The outcome of the project so far comprises 13 articles freely available on the preprint server arXiv.org as well as the researcher\'s homepage, which have been submitted to peer-reviewed journals. Among these preprints, 9 were written during the 17 month duration of the fellowship, including 2 survey articles making the results and their context available to a wider mathematical audience. Moreover, 7 preprints have already been published or accepted for publication, with one paper appearing in a top 5 journal (Inventiones) and others in very good general journals (e.g., Compositio, Advances). The results contained in this work cover most of the goals set out in the project, taking into account the early termination (17 instead of 24 months). We single out three highlights:

(1) In joint work with several coauthors, we have studied the interactions between equivariant and chromatic homotopy theory by determining the blueshift behavior of geometric fixed point functors. This led to a resolution of the log_p-conjecture of Balmer--Sanders and consequently the computation of the Balmer spectrum of the G-equivariant stable homotopy category for any finite abelian group G. These results have subsequently been extended partially to all compact Lie groups G.
(2) With Schlank and Stapleton we develop a theory of ultraproducts of categories and apply it to construct compactifications of chromatic categories in such a way that the boundary controls generic information about the interior. This theory gave rise to a solution of the algebraicity problem in chromatic homotopy theory, by constructing and identifying the limit for p --> oo of the local stable homotopy category.
(3) In forthcoming work with Schlank and Stevenson, we develop a framework in which the motivating idea of the project can be made precise. More precisely, we construct an appropriate geometry in which every chromatic category C naturally and faithfully ``decomposes\'\' into a bundle of categories over its Balmer spectrum Spc(C), thereby recovering and extending Balmer\'s tensor-triangular geometry. This fully realizes the overarching goal of the project.

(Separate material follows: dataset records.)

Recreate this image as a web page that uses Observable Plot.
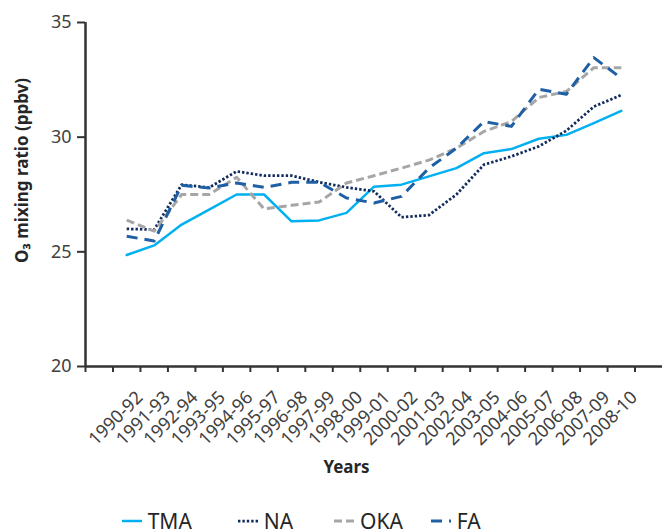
<!DOCTYPE html>
<html>
<head>
<meta charset="utf-8">
<script src="https://cdn.jsdelivr.net/npm/d3@7"></script>
<script src="https://cdn.jsdelivr.net/npm/@observablehq/plot@0.6"></script>
<style>
  body { margin: 0; background: #fff; font-family: "Noto Sans", "Open Sans", sans-serif; }
  #chart { position: relative; width: 662px; }
  #legend { position: relative; width: 662px; height: 32px; font-size: 21px; color: #262626; }
  .item { position: absolute; top: 6px; height: 30px; display: flex; align-items: center; }
  .item svg { margin-right: 6px; }
</style>
</head>
<body>
<div id="chart"></div>
<div id="legend"></div>
<script>
const labels = ["1990-92","1991-93","1992-94","1993-95","1994-96","1995-97","1996-98","1997-99","1998-00","1999-01","2000-02","2001-03","2002-04","2003-05","2004-06","2005-07","2006-08","2007-09","2008-10"];
const tma = [24.86, 25.28, 26.19, 26.84, 27.50, 27.50, 26.33, 26.37, 26.70, 27.84, 27.93, 28.29, 28.65, 29.30, 29.48, 29.93, 30.10, 30.61, 31.15];
const na  = [26.00, 25.97, 27.93, 27.80, 28.51, 28.32, 28.32, 28.04, 27.81, 27.64, 26.51, 26.60, 27.50, 28.80, 29.16, 29.60, 30.28, 31.33, 31.84];
const oka = [26.38, 25.90, 27.50, 27.50, 28.25, 26.87, 27.03, 27.17, 28.00, 28.32, 28.65, 29.00, 29.52, 30.25, 30.68, 31.73, 31.99, 33.03, 33.03];
const fa  = [25.68, 25.47, 27.90, 27.78, 28.00, 27.81, 28.03, 28.04, 27.35, 27.13, 27.42, 28.65, 29.52, 30.68, 30.47, 32.09, 31.87, 33.47, 32.57];
const yTicks = [20, 25, 30, 35];

const series = [
  {name: "TMA", values: tma, stroke: "#00B0F0", width: 2.5, dash: null},
  {name: "NA",  values: na,  stroke: "#112B5C", width: 2.75, dash: "2.4,2"},
  {name: "OKA", values: oka, stroke: "#A6A6A6", width: 3,   dash: "8,4"},
  {name: "FA",  values: fa,  stroke: "#1F5FA5", width: 3,   dash: "11,7"}
];

const n = labels.length;
const xDomain = [-1.5, n + 0.5];
const boundaries = d3.range(-1.5, n, 1);
const axisColor = "#333333";

const chart = Plot.plot({
  width: 662,
  height: 500,
  marginLeft: 85,
  marginRight: 0,
  marginTop: 22,
  marginBottom: 134,
  style: {fontFamily: "'Noto Sans', 'Open Sans', sans-serif", fontSize: "18px", color: "#404040", background: "#fff"},
  x: {type: "linear", domain: xDomain, label: null},
  y: {domain: [yTicks[0], yTicks[yTicks.length - 1]], label: null},
  marks: [
    Plot.axisY({ticks: yTicks, tickSize: 8, tickPadding: 6, tickFormat: d => d, strokeWidth: 2, color: axisColor, fill: "#404040", fontSize: 18, label: null}),
    Plot.axisX({ticks: boundaries, tickSize: 6, tickFormat: () => "", strokeWidth: 2, color: axisColor, label: null}),
    Plot.axisX({ticks: d3.range(n), tickSize: 0, tickPadding: 28, tickRotate: -45, tickFormat: i => labels[i], dx: 13, fill: "#404040", fontSize: 18, label: null}),
    Plot.ruleY([yTicks[0]], {stroke: axisColor, strokeWidth: 2.5}),
    Plot.ruleX([xDomain[0]], {y1: yTicks[0], y2: yTicks[yTicks.length - 1], stroke: axisColor, strokeWidth: 2.5}),
    ...series.map(s => Plot.lineY(s.values, {x: (_, i) => i, y: d => d, stroke: s.stroke, strokeWidth: s.width, strokeDasharray: s.dash, strokeLinecap: s.dash ? "butt" : "round", strokeLinejoin: "round"})),
    Plot.text(["O\u2083 mixing ratio (ppbv)"], {frameAnchor: "left", textAnchor: "middle", dx: -63, dy: -24, rotate: -90, fontWeight: "bold", fontSize: 17, fill: "#262626"}),
    Plot.text(["Years"], {frameAnchor: "bottom", dx: -27.5, dy: 106, fontWeight: "bold", fontSize: 17, fill: "#262626"})
  ]
});
document.getElementById("chart").appendChild(chart);

const legendLefts = [121.7, 237.7, 334, 430.7];
const legend = d3.select("#legend");
series.forEach((s, i) => {
  const item = legend.append("div").attr("class", "item").style("left", legendLefts[i] + "px");
  const sv = item.append("svg").attr("width", 20).attr("height", 6);
  sv.append("line").attr("x1", 0).attr("x2", 20).attr("y1", 3).attr("y2", 3)
    .attr("stroke", s.stroke).attr("stroke-width", s.width).attr("stroke-dasharray", s.dash);
  item.append("span").text(s.name);
});
</script>
</body>
</html>
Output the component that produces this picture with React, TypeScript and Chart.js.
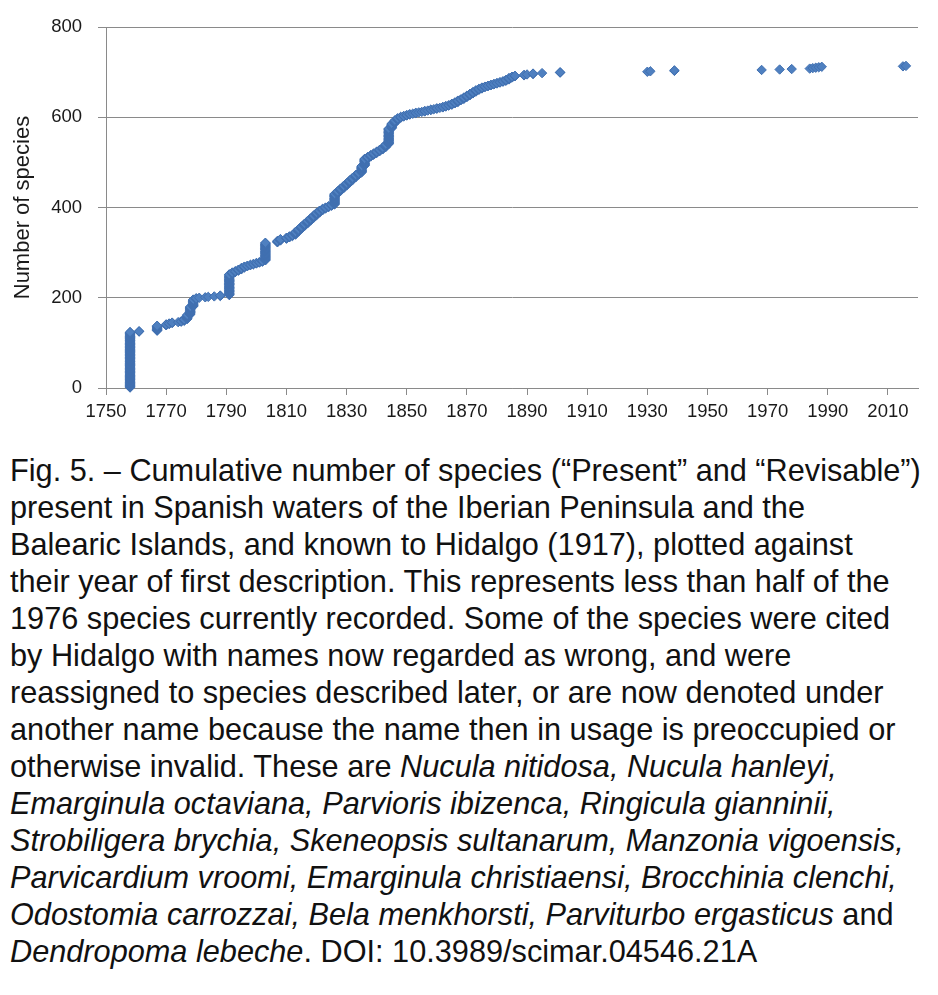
import React, { useEffect, useRef } from "react";
import { Chart, registerables } from "chart.js";

Chart.register(...registerables);

// Year of first description and cumulative number of species at the end of that year
const years = [
  1758, 1761, 1767, 1770, 1771, 1772, 1774, 1775, 1776, 1777, 1778, 1779, 1780, 1781, 1783, 1784, 1786, 1788,
  1791, 1792, 1793, 1794, 1795, 1796, 1797, 1798, 1799, 1800, 1801, 1802, 1803, 1807, 1808, 1810, 1811, 1812,
  1813, 1814, 1815, 1816, 1817, 1818, 1819, 1820, 1821, 1822, 1823, 1824, 1825, 1826, 1827, 1828, 1829, 1830,
  1831, 1832, 1833, 1834, 1835, 1836, 1837, 1838, 1839, 1840, 1841, 1842, 1843, 1844, 1845, 1846, 1847, 1848,
  1849, 1850, 1851, 1852, 1853, 1854, 1855, 1856, 1857, 1858, 1859, 1860, 1861, 1862, 1863, 1864, 1865, 1866,
  1867, 1868, 1869, 1870, 1871, 1872, 1873, 1874, 1875, 1876, 1877, 1878, 1879, 1880, 1881, 1882, 1883, 1884,
  1885, 1886, 1889, 1890, 1892, 1895, 1901, 1930, 1931, 1939, 1968, 1974, 1978, 1984, 1985, 1986, 1987, 1988,
  2015, 2016,
];
const cumulativeSpecies = [
  124, 126, 138, 141, 143, 145, 146, 148, 152, 162, 180, 196, 199, 200, 201, 202, 203, 205,
  252, 256, 259, 262, 266, 269, 271, 273, 275, 277, 279, 282, 322, 326, 330, 333, 336, 339,
  346, 352, 358, 364, 370, 376, 382, 388, 393, 397, 400, 403, 406, 430, 436, 442, 448, 454,
  460, 466, 472, 477, 492, 508, 512, 516, 520, 524, 528, 533, 540, 575, 586, 593, 598, 601,
  603, 605, 607, 608, 610, 611, 612, 614, 615, 617, 618, 620, 621, 623, 625, 627, 630, 633,
  637, 640, 644, 648, 652, 656, 660, 663, 666, 668, 670, 672, 674, 676, 678, 680, 683, 687,
  690, 692, 694, 695, 697, 698, 700, 701, 702, 704, 705, 706, 707, 708, 709, 710, 711, 712,
  713, 714,
];

const xTickYears = [1750, 1770, 1790, 1810, 1830, 1850, 1870, 1890, 1910, 1930, 1950, 1970, 1990, 2010];
const yTickStep = 200;

const captionLines: { text: string; italic?: boolean }[][] = [
  [{ text: "Fig. 5. – Cumulative number of species (“Present” and “Revisable”)" }],
  [{ text: "present in Spanish waters of the Iberian Peninsula and the" }],
  [{ text: "Balearic Islands, and known to Hidalgo (1917), plotted against" }],
  [{ text: "their year of first description. This represents less than half of the" }],
  [{ text: "1976 species currently recorded. Some of the species were cited" }],
  [{ text: "by Hidalgo with names now regarded as wrong, and were" }],
  [{ text: "reassigned to species described later, or are now denoted under" }],
  [{ text: "another name because the name then in usage is preoccupied or" }],
  [{ text: "otherwise invalid. These are " }, { text: "Nucula nitidosa, Nucula hanleyi,", italic: true }],
  [{ text: "Emarginula octaviana, Parvioris ibizenca, Ringicula gianninii,", italic: true }],
  [{ text: "Strobiligera brychia, Skeneopsis sultanarum, Manzonia vigoensis,", italic: true }],
  [{ text: "Parvicardium vroomi, Emarginula christiaensi, Brocchinia clenchi,", italic: true }],
  [{ text: "Odostomia carrozzai, Bela menkhorsti, Parviturbo ergasticus", italic: true }, { text: " and" }],
  [{ text: "Dendropoma lebeche", italic: true }, { text: ". DOI: 10.3989/scimar.04546.21A" }],
];

function buildPoints() {
  const pts: { x: number; y: number }[] = [];
  let prev = 0;
  for (let i = 0; i < years.length; i++) {
    for (let n = prev + 1; n <= cumulativeSpecies[i]; n++) pts.push({ x: years[i], y: n });
    prev = cumulativeSpecies[i];
  }
  return pts;
}

const FONT = "'Liberation Sans', Arial, Helvetica, sans-serif";
const GRID = "#8a8a8a";

export default function App() {
  const ref = useRef<HTMLCanvasElement | null>(null);

  useEffect(() => {
    if (!ref.current) return;
    const chart = new Chart(ref.current, {
      type: "scatter",
      data: {
        datasets: [
          {
            data: buildPoints(),
            pointStyle: "rectRot",
            pointRadius: 4.7,
            pointHoverRadius: 4.7,
            backgroundColor: "#4F80C0",
            borderColor: "#406FB0",
            borderWidth: 1,
            clip: false,
          } as any,
        ],
      },
      options: {
        animation: false,
        responsive: false,
        maintainAspectRatio: false,
        events: [],
        layout: { padding: { top: 24, right: 20, left: 0, bottom: 0 } },
        plugins: { legend: { display: false }, tooltip: { enabled: false } },
        scales: {
          x: {
            type: "linear",
            min: 1750,
            max: 2020,
            afterBuildTicks: (s: any) => {
              s.ticks = xTickYears.map((v) => ({ value: v }));
            },
            afterFit: (s: any) => {
              s.height = 52;
            },
            ticks: {
              callback: (v: any) => String(v),
              font: { family: FONT, size: 18.5 },
              color: "#1a1a1a",
              padding: 6,
              maxRotation: 0,
              autoSkip: false,
            },
            grid: { drawOnChartArea: false, drawTicks: true, tickLength: 7, color: GRID, lineWidth: 1 },
            border: { color: GRID, width: 1 },
          },
          y: {
            type: "linear",
            min: 0,
            max: 800,
            afterFit: (s: any) => {
              s.width = 106;
            },
            ticks: {
              stepSize: yTickStep,
              font: { family: FONT, size: 18.5 },
              color: "#1a1a1a",
              padding: 16,
            },
            grid: { color: GRID, lineWidth: 1, tickLength: 8 },
            border: { color: GRID, width: 1 },
            title: {
              display: true,
              text: "Number of species",
              font: { family: FONT, size: 22 },
              color: "#1a1a1a",
              padding: { top: 10, bottom: 0 },
            },
          },
        },
      },
    });
    return () => chart.destroy();
  }, []);

  return (
    <div style={{ position: "absolute", left: 0, top: 0, width: 938, height: 995, background: "#fff", overflow: "hidden" }}>
      <canvas ref={ref} width={938} height={440} style={{ position: "absolute", left: 0, top: 0, width: 938, height: 440 }} />
      <div
        style={{
          position: "absolute",
          left: 10,
          top: 452,
          fontFamily: FONT,
          fontSize: 30.7,
          lineHeight: "37px",
          color: "#111",
          whiteSpace: "nowrap",
        }}
      >
        {captionLines.map((line, i) => (
          <div key={i}>
            {line.map((seg, j) => (
              <span key={j} style={{ fontStyle: seg.italic ? "italic" : "normal" }}>
                {seg.text}
              </span>
            ))}
          </div>
        ))}
      </div>
    </div>
  );
}
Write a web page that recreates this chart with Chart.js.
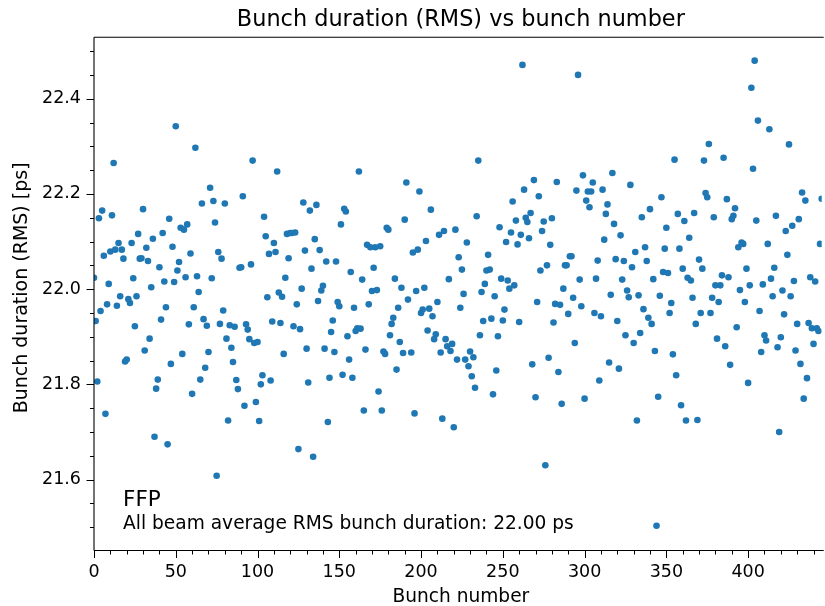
<!DOCTYPE html>
<html>
<head>
<meta charset="utf-8">
<script src="https://cdn.jsdelivr.net/npm/chart.js@4.4.1/dist/chart.umd.min.js"></script>
<style>
  html, body { margin: 0; padding: 0; background: #fff; }
  canvas { display: block; }
</style>
</head>
<body>
<canvas id="c" width="825" height="606"></canvas>
<script>
// ---- data (bunch number = index) ----
const durations = [
22.024,21.933,21.806,22.149,21.954,22.165,22.070,21.738,21.968,22.011,
22.079,22.155,22.265,22.083,21.965,22.097,21.985,22.083,22.064,21.848,
21.852,21.979,21.971,22.097,22.023,21.922,21.985,22.116,22.064,22.065,
22.168,21.871,22.087,22.059,21.896,22.004,22.106,21.690,21.791,21.810,
22.046,21.936,22.118,22.016,21.962,21.674,22.148,21.843,22.089,22.015,
22.342,22.039,22.057,22.129,21.864,22.125,22.025,22.136,21.926,22.075,
21.780,21.962,22.297,22.027,21.994,21.810,22.180,21.937,21.835,21.923,
21.868,22.213,22.023,22.185,22.140,21.608,22.078,21.927,22.064,21.955,
22.180,21.896,21.724,21.924,21.877,21.847,21.921,21.809,21.790,22.045,
22.046,22.195,21.755,21.926,21.915,21.895,22.052,22.270,21.887,21.763,
21.889,21.723,21.800,21.819,22.152,22.111,21.983,22.074,21.808,21.932,
22.097,22.078,22.247,21.993,21.929,21.984,21.864,22.024,22.116,22.065,
22.118,22.118,21.922,22.119,21.968,21.664,21.916,22.001,22.182,22.081,
21.875,21.804,22.165,22.043,21.648,22.105,22.177,21.975,22.082,21.997,
22.007,21.875,22.058,21.721,21.814,21.910,21.934,21.868,22.058,21.973,
21.964,22.136,21.820,22.169,22.163,21.901,21.852,22.036,21.814,21.961,
21.912,21.918,22.247,21.917,22.020,21.745,21.873,22.093,21.968,22.088,
21.996,22.045,22.088,21.998,21.785,22.090,21.745,21.869,21.864,22.129,
22.125,21.903,21.927,21.940,22.022,21.831,21.961,21.889,22.003,21.866,
22.146,22.224,21.978,null,21.867,22.077,21.739,21.996,22.083,22.205,
21.950,21.957,22.003,22.101,21.913,21.959,22.167,21.943,21.895,21.905,
21.973,22.114,21.867,21.728,22.122,21.895,21.880,22.021,21.870,21.885,
21.710,22.125,21.852,22.067,21.961,22.041,21.990,21.852,22.098,21.838,
21.869,21.817,21.857,21.793,22.153,22.270,21.903,21.994,21.933,22.011,
22.039,22.072,22.041,21.938,21.779,21.985,21.829,21.901,22.130,22.022,
21.934,21.957,22.099,22.018,22.001,22.119,22.184,22.008,22.144,22.094,
21.931,22.114,22.471,22.209,22.150,22.141,22.107,22.160,21.842,22.229,
21.773,21.973,22.195,22.039,22.122,22.142,21.630,22.050,21.856,22.093,
22.149,21.930,21.969,22.225,21.826,21.967,21.759,22.001,22.050,22.050,
21.948,22.069,22.069,21.982,21.887,22.207,22.450,22.020,21.964,22.239,
21.770,22.186,22.205,22.172,22.205,22.224,21.950,22.022,22.060,21.808,
21.943,22.209,22.104,22.158,22.178,21.846,21.988,22.244,22.137,22.063,
21.933,21.833,22.113,22.020,22.059,21.903,21.997,21.983,22.219,22.046,
21.887,22.078,21.724,21.987,21.908,22.151,21.958,22.088,22.059,21.940,
22.168,21.927,22.021,21.870,21.503,21.774,21.986,22.193,22.036,22.085,
22.129,22.034,21.950,21.971,21.863,22.272,21.819,22.158,22.085,21.756,
22.043,22.143,21.724,22.024,22.108,22.018,21.982,22.160,21.927,21.725,
22.062,21.950,22.043,22.270,22.202,22.193,22.305,21.950,21.982,22.151,
22.008,21.896,21.973,22.008,22.029,22.276,21.880,22.189,22.025,21.841,
22.147,22.154,22.170,21.920,22.088,21.998,22.098,22.095,21.973,22.043,
21.803,22.008,22.423,22.253,22.480,22.144,22.354,21.954,21.868,22.010,
21.903,21.892,22.095,22.336,22.022,21.985,22.045,22.154,21.878,21.700,
21.899,21.997,21.947,22.122,22.072,22.304,21.985,22.133,22.017,21.871,
21.927,22.147,21.843,22.203,21.770,22.186,21.813,21.929,22.025,21.918,
21.885,22.016,21.918,21.912,22.095,22.190
];
const xMajorTicks = [0, 50, 100, 150, 200, 250, 300, 350, 400];
const yMajorTicks = [21.6, 21.8, 22.0, 22.2, 22.4];
const xRange = [0, 445];
const yRange = [21.451, 22.529];
const titleText = 'Bunch duration (RMS) vs bunch number';
const xLabel = 'Bunch number';
const yLabel = 'Bunch duration (RMS) [ps]';
const noteLines = ['FFP', 'All beam average RMS bunch duration: 22.00 ps'];

const points = [];
durations.forEach((v, i) => { if (v !== null) points.push({x: i, y: v}); });

const FONT = '"DejaVu Sans", sans-serif';
Chart.defaults.font.family = FONT;
Chart.defaults.color = '#000';

const framePlugin = {
  id: 'frame',
  afterDraw(chart) {
    const {ctx, chartArea: a, scales: {x, y}} = chart;
    const cx = (a.left + a.right) / 2 + 3;
    ctx.save();
    ctx.strokeStyle = '#000';
    ctx.lineWidth = 1.1;
    ctx.beginPath();
    ctx.moveTo(a.left, a.top); ctx.lineTo(a.right + 2, a.top);
    ctx.moveTo(a.left, a.top); ctx.lineTo(a.left, a.bottom);
    ctx.moveTo(a.left, a.bottom); ctx.lineTo(a.right + 2, a.bottom);
    ctx.stroke();
    // ticks
    ctx.lineWidth = 1;
    ctx.beginPath();
    for (let v = 0; v <= xRange[1]; v += 10) {
      const px = Math.round(x.getPixelForValue(v)) + 0.5;
      const len = (v % 50 === 0) ? 7.5 : 4;
      ctx.moveTo(px, a.bottom); ctx.lineTo(px, a.bottom + len);
    }
    for (let k = 0; k <= 20; k++) {
      const v = 21.5 + k * 0.05;
      const py = Math.round(y.getPixelForValue(v)) + 0.5;
      const len = (k % 4 === 2) ? 7.5 : 4;
      ctx.moveTo(a.left, py); ctx.lineTo(a.left - len, py);
    }
    ctx.stroke();
    ctx.fillStyle = '#000';
    ctx.textBaseline = 'alphabetic';
    // title
    ctx.textAlign = 'center';
    ctx.font = '22.4px ' + FONT;
    ctx.fillText(titleText, cx, 26);
    // x label
    ctx.font = '18.6px ' + FONT;
    ctx.fillText(xLabel, cx, 602);
    // y label
    ctx.save();
    ctx.translate(27, (a.top + a.bottom) / 2 - 6);
    ctx.rotate(-Math.PI / 2);
    ctx.font = '19px ' + FONT;
    ctx.fillText(yLabel, 0, 0);
    ctx.restore();
    // notes
    ctx.textAlign = 'left';
    const tx = a.left + 0.04 * (a.right - a.left);
    ctx.font = '21.5px ' + FONT;
    ctx.fillText(noteLines[0], tx, a.bottom - 45);
    ctx.font = '18.6px ' + FONT;
    ctx.fillText(noteLines[1], tx, a.bottom - 22);
    ctx.restore();
  }
};

new Chart(document.getElementById('c'), {
  type: 'scatter',
  data: {
    datasets: [{
      data: points,
      backgroundColor: '#1f77b4',
      borderWidth: 0,
      pointRadius: 3.3,
      pointHoverRadius: 3.3,
      clip: 0
    }]
  },
  options: {
    responsive: false,
    animation: false,
    events: [],
    layout: { padding: { top: 37.3, left: 0, right: 0, bottom: 0 } },
    plugins: {
      legend: { display: false },
      tooltip: { enabled: false },
      title: { display: false }
    },
    scales: {
      x: {
        type: 'linear',
        min: xRange[0], max: xRange[1],
        afterBuildTicks: s => { s.ticks = xMajorTicks.map(v => ({value: v})); },
        ticks: { font: { size: 17.5 }, color: '#000', padding: 11, maxRotation: 0, autoSkip: false },
        grid: { display: false, drawTicks: false },
        border: { display: false },
        title: { display: false },
        afterFit: s => { s.height = 55.5; }
      },
      y: {
        type: 'linear',
        min: yRange[0], max: yRange[1],
        afterBuildTicks: s => { s.ticks = yMajorTicks.map(v => ({value: v})); },
        ticks: { font: { size: 17.5 }, color: '#000', padding: 13, callback: v => v.toFixed(1) },
        grid: { display: false, drawTicks: false },
        border: { display: false },
        title: { display: false },
        afterFit: s => { s.height; s.width = 94; }
      }
    }
  },
  plugins: [framePlugin]
});
</script>
</body>
</html>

The fellow has presented the results of this work at 6 international conferences and in several seminars, besides further talks given by his collaborators.

Final results

In particular, the methods developed during the project have led to the resolution of the log_p-conjecture, the computation of several new Balmer spectra for important chromatic categories appearing in topology, (derived) algebra, and representation theory, and a better understanding of Picard groups in chromatic homotopy theory and modular representation theory. Moreover, we have obtained substantial progress on other open problems, as for example the chromatic splitting conjecture and its variations. Forthcoming work based on these results and currently being written up include the resolution of outstanding conjectures about endotrivial modules as well as the general construction of canonical decomposition of chromatic categories mentioned above.

The tools and results obtained during the project are likely going to give rise to many further developments in geometry, representation theory, and topology, contributing to the fruitful interaction between them and the unification of these areas of mathematics. The geometric point of view on chromatic categories has the potential to grow into a theory both of interest in its own right and with ample and unexpected applications to classical open problems.